### SOURCE DATA
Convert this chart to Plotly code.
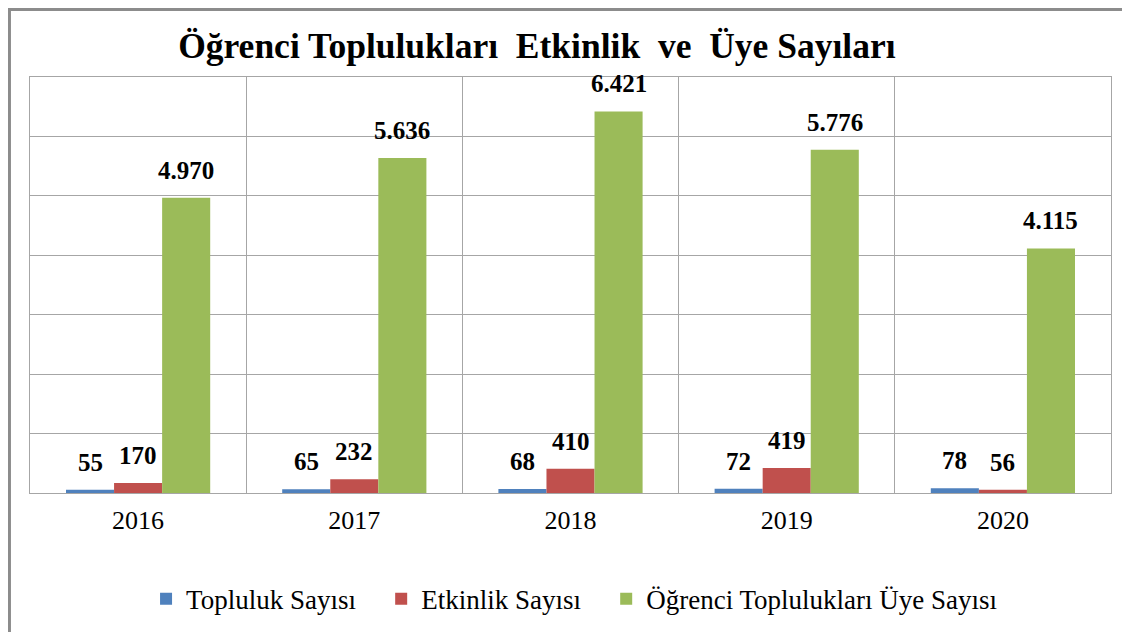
import plotly.graph_objects as go

# values
years = ["2016", "2017", "2018", "2019", "2020"]
topluluk = [55, 65, 68, 72, 78]
etkinlik = [170, 232, 410, 419, 56]
uye = [4970, 5636, 6421, 5776, 4115]

series = [
    ("Topluluk Sayısı", topluluk, "#4F81BD"),
    ("Etkinlik Sayısı", etkinlik, "#C0504D"),
    ("Öğrenci Toplulukları Üye Sayısı", uye, "#9BBB59"),
]

serif = "Liberation Serif, Times New Roman, serif"
xpos = list(range(len(years)))
pad = "\u00a0" * 3  # extra room between legend entries

fig = go.Figure()
for name, vals, col in series:
    fig.add_trace(go.Bar(x=xpos, y=vals, name=name + pad, marker_color=col,
                         marker_line_width=0))

# data labels, a bit above each bar like the Excel original
offsets = [-48, 0, 48]
for (name, vals, col), dx in zip(series, offsets):
    for i, v in zip(xpos, vals):
        fig.add_annotation(x=i, y=v, text="<b>" + f"{v:,}".replace(",", ".") + "</b>",
                           showarrow=False, yanchor="bottom", xshift=dx, yshift=12,
                           font=dict(family=serif, size=25, color="black"))

# outer frame of the chart (only left/top edges fall inside the picture)
fig.add_shape(type="rect", xref="paper", yref="paper",
              x0=-0.019, x1=1.1, y0=-0.4, y1=1.162,
              line=dict(color="#8c8c8c", width=3), layer="below")

fig.update_layout(
    width=1130, height=632,
    margin=dict(l=22, r=27, t=69, b=147),
    paper_bgcolor="white", plot_bgcolor="white",
    barmode="group", bargap=0.333, bargroupgap=0,
    title=dict(text="<b>Öğrenci Toplulukları  Etkinlik  ve  Üye Sayıları</b>",
               x=0.468, xanchor="center", y=0.94, yanchor="middle",
               font=dict(family=serif, size=35.5, color="black")),
    legend=dict(orientation="h", x=0.513, xanchor="center", y=-0.255, yanchor="middle",
                font=dict(family=serif, size=27, color="black"),
                traceorder="normal"),
    showlegend=True,
)
fig.update_xaxes(range=[-0.5, len(years) - 0.5], tickvals=xpos, ticktext=years,
                 showgrid=False, zeroline=False,
                 minor=dict(tickvals=[i - 0.5 for i in range(len(years) + 1)],
                            showgrid=True, gridcolor="#a6a6a6", ticks=""),
                 showline=True, linecolor="#a6a6a6", mirror=True,
                 ticks="outside", ticklen=4, tickcolor="rgba(0,0,0,0)",
                 tickfont=dict(family=serif, size=26, color="black"))
fig.update_yaxes(range=[0, 7000], dtick=1000, showgrid=True, gridcolor="#a6a6a6",
                 showline=True, linecolor="#a6a6a6", mirror=True,
                 showticklabels=False, zeroline=False)

fig.write_html("out.html")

### WRITTEN EXERCISE
Reproduce the listing word for word and omit its pictures.

### FINAL ANSWER
Convert this chart to Plotly code.
import plotly.graph_objects as go

# values
years = ["2016", "2017", "2018", "2019", "2020"]
topluluk = [55, 65, 68, 72, 78]
etkinlik = [170, 232, 410, 419, 56]
uye = [4970, 5636, 6421, 5776, 4115]

series = [
    ("Topluluk Sayısı", topluluk, "#4F81BD"),
    ("Etkinlik Sayısı", etkinlik, "#C0504D"),
    ("Öğrenci Toplulukları Üye Sayısı", uye, "#9BBB59"),
]

serif = "Liberation Serif, Times New Roman, serif"
xpos = list(range(len(years)))
pad = "\u00a0" * 3  # extra room between legend entries

fig = go.Figure()
for name, vals, col in series:
    fig.add_trace(go.Bar(x=xpos, y=vals, name=name + pad, marker_color=col,
                         marker_line_width=0))

# data labels, a bit above each bar like the Excel original
offsets = [-48, 0, 48]
for (name, vals, col), dx in zip(series, offsets):
    for i, v in zip(xpos, vals):
        fig.add_annotation(x=i, y=v, text="<b>" + f"{v:,}".replace(",", ".") + "</b>",
                           showarrow=False, yanchor="bottom", xshift=dx, yshift=12,
                           font=dict(family=serif, size=25, color="black"))

# outer frame of the chart (only left/top edges fall inside the picture)
fig.add_shape(type="rect", xref="paper", yref="paper",
              x0=-0.019, x1=1.1, y0=-0.4, y1=1.162,
              line=dict(color="#8c8c8c", width=3), layer="below")

fig.update_layout(
    width=1130, height=632,
    margin=dict(l=22, r=27, t=69, b=147),
    paper_bgcolor="white", plot_bgcolor="white",
    barmode="group", bargap=0.333, bargroupgap=0,
    title=dict(text="<b>Öğrenci Toplulukları  Etkinlik  ve  Üye Sayıları</b>",
               x=0.468, xanchor="center", y=0.94, yanchor="middle",
               font=dict(family=serif, size=35.5, color="black")),
    legend=dict(orientation="h", x=0.513, xanchor="center", y=-0.255, yanchor="middle",
                font=dict(family=serif, size=27, color="black"),
                traceorder="normal"),
    showlegend=True,
)
fig.update_xaxes(range=[-0.5, len(years) - 0.5], tickvals=xpos, ticktext=years,
                 showgrid=False, zeroline=False,
                 minor=dict(tickvals=[i - 0.5 for i in range(len(years) + 1)],
                            showgrid=True, gridcolor="#a6a6a6", ticks=""),
                 showline=True, linecolor="#a6a6a6", mirror=True,
                 ticks="outside", ticklen=4, tickcolor="rgba(0,0,0,0)",
                 tickfont=dict(family=serif, size=26, color="black"))
fig.update_yaxes(range=[0, 7000], dtick=1000, showgrid=True, gridcolor="#a6a6a6",
                 showline=True, linecolor="#a6a6a6", mirror=True,
                 showticklabels=False, zeroline=False)

fig.write_html("out.html")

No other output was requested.